→ **What is being asked**
Look for the line containing "Generate a web" and the line containing "let y = d3.scaleLinear().domain([100, 230]).range([344.5, 10])" in the entries below. Copy those two and all lines between them exactly, leaving out pictures.
#####
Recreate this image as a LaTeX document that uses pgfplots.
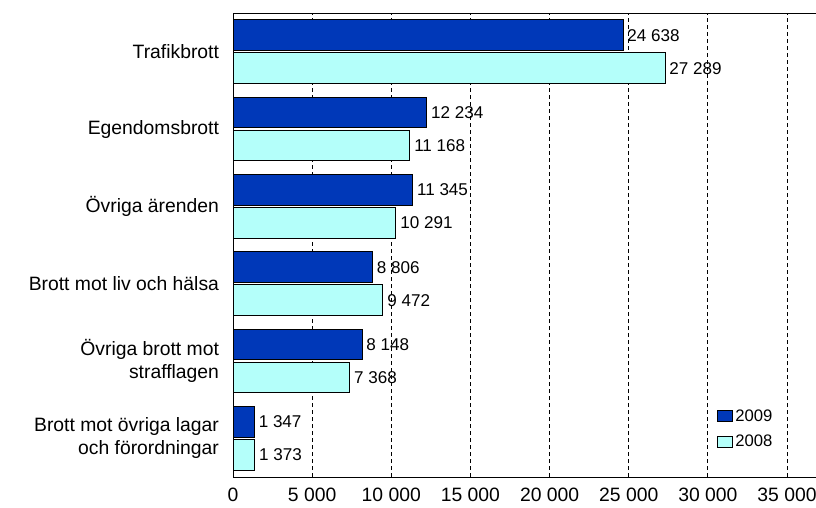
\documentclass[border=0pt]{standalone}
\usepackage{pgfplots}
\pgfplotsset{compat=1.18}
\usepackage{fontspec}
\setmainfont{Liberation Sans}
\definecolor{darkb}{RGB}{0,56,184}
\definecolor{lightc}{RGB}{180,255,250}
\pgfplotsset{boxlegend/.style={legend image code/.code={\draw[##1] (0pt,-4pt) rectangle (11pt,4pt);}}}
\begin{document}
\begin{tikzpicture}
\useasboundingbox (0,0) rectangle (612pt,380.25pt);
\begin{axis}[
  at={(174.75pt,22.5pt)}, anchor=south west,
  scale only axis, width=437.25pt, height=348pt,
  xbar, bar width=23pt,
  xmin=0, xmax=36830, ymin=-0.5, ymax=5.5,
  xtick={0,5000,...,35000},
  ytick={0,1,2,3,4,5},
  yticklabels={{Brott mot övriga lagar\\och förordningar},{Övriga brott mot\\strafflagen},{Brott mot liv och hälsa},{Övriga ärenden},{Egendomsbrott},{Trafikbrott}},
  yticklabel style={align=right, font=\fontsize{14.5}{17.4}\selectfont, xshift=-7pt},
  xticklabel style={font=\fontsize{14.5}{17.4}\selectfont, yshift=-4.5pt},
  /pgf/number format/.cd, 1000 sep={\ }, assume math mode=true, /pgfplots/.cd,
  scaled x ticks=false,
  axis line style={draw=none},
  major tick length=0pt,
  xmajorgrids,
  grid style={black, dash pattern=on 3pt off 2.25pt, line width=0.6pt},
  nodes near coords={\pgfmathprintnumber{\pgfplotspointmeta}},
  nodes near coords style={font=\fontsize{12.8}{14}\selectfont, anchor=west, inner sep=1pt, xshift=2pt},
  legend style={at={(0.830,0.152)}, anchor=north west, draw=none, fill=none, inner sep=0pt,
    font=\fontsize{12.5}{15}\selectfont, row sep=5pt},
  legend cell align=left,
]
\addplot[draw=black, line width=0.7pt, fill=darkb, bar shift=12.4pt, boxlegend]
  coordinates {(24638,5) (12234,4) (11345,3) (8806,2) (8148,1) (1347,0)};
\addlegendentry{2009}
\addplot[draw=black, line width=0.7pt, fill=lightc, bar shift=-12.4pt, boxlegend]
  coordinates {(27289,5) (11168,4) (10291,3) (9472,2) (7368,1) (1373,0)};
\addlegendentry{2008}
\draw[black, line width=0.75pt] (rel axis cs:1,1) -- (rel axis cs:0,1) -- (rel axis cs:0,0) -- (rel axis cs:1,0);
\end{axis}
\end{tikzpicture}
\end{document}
#####
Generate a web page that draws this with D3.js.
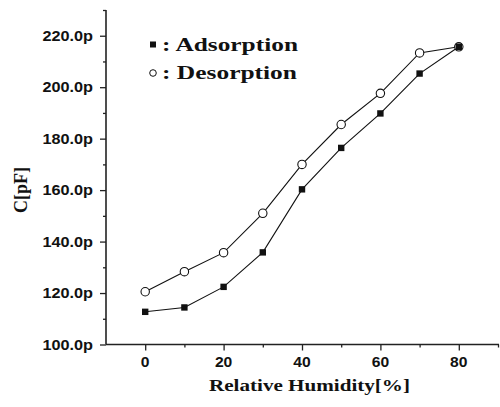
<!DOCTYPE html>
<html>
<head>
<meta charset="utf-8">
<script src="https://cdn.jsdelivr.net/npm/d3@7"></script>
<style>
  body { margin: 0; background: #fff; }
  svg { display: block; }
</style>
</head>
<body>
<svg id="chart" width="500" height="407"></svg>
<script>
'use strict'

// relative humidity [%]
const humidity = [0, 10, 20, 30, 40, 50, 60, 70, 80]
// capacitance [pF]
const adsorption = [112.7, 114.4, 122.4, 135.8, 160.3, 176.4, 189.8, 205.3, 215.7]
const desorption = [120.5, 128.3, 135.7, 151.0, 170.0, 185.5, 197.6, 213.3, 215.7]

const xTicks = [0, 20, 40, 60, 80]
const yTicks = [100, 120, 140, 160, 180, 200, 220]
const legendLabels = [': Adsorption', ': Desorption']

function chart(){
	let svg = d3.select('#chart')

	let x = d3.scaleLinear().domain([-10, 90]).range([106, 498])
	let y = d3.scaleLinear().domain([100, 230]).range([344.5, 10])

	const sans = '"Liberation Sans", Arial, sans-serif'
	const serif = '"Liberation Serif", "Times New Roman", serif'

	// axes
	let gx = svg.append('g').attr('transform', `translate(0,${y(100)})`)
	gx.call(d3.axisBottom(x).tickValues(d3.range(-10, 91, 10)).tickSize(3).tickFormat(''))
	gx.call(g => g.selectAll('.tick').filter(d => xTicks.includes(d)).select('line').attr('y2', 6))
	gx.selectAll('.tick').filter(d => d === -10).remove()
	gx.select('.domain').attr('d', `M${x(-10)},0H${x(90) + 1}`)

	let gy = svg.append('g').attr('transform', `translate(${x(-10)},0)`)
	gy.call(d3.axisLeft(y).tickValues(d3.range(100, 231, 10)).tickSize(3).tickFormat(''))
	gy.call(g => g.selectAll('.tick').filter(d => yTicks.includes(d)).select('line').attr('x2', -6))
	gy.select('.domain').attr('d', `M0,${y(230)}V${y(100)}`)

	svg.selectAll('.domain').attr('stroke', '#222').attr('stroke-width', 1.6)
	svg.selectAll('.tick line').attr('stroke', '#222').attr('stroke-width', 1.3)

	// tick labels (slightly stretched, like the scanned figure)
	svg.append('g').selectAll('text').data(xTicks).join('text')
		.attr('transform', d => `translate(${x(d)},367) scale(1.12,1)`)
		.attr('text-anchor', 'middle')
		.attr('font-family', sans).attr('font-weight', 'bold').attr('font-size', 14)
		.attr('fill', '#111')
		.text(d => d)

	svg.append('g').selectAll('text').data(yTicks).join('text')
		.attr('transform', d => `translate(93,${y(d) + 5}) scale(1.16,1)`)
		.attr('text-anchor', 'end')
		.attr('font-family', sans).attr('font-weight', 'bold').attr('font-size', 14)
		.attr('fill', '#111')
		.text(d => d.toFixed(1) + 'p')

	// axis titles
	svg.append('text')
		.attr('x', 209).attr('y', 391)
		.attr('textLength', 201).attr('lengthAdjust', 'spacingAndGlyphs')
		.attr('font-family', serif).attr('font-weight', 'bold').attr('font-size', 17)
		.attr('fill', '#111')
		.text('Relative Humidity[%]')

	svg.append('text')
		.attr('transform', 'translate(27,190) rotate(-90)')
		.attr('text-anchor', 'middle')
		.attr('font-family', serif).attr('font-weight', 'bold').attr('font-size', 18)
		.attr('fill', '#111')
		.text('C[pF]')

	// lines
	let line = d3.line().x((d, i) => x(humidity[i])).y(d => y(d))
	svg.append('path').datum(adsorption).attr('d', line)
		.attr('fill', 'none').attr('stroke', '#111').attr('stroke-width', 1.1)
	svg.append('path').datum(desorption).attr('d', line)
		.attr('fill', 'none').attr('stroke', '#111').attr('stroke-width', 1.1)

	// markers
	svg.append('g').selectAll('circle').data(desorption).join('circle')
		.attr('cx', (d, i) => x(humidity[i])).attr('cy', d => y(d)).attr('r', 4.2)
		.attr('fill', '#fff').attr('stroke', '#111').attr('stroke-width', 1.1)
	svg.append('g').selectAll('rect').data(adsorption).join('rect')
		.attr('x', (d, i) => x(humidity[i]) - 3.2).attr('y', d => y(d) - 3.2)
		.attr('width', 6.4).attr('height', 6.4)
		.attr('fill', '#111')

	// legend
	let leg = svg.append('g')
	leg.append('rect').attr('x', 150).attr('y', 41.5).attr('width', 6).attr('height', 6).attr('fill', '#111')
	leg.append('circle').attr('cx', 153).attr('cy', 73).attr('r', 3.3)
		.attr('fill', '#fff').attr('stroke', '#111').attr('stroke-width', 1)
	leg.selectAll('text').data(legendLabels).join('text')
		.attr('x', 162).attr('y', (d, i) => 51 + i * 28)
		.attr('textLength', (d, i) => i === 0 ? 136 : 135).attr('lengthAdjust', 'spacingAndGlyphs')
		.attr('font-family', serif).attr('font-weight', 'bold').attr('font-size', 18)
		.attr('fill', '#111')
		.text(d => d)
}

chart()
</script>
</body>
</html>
#####
→ **Exercise answer**
Generate a web page that draws this with D3.js.
<!DOCTYPE html>
<html>
<head>
<meta charset="utf-8">
<script src="https://cdn.jsdelivr.net/npm/d3@7"></script>
<style>
  body { margin: 0; background: #fff; }
  svg { display: block; }
</style>
</head>
<body>
<svg id="chart" width="500" height="407"></svg>
<script>
'use strict'

// relative humidity [%]
const humidity = [0, 10, 20, 30, 40, 50, 60, 70, 80]
// capacitance [pF]
const adsorption = [112.7, 114.4, 122.4, 135.8, 160.3, 176.4, 189.8, 205.3, 215.7]
const desorption = [120.5, 128.3, 135.7, 151.0, 170.0, 185.5, 197.6, 213.3, 215.7]

const xTicks = [0, 20, 40, 60, 80]
const yTicks = [100, 120, 140, 160, 180, 200, 220]
const legendLabels = [': Adsorption', ': Desorption']

function chart(){
	let svg = d3.select('#chart')

	let x = d3.scaleLinear().domain([-10, 90]).range([106, 498])
	let y = d3.scaleLinear().domain([100, 230]).range([344.5, 10])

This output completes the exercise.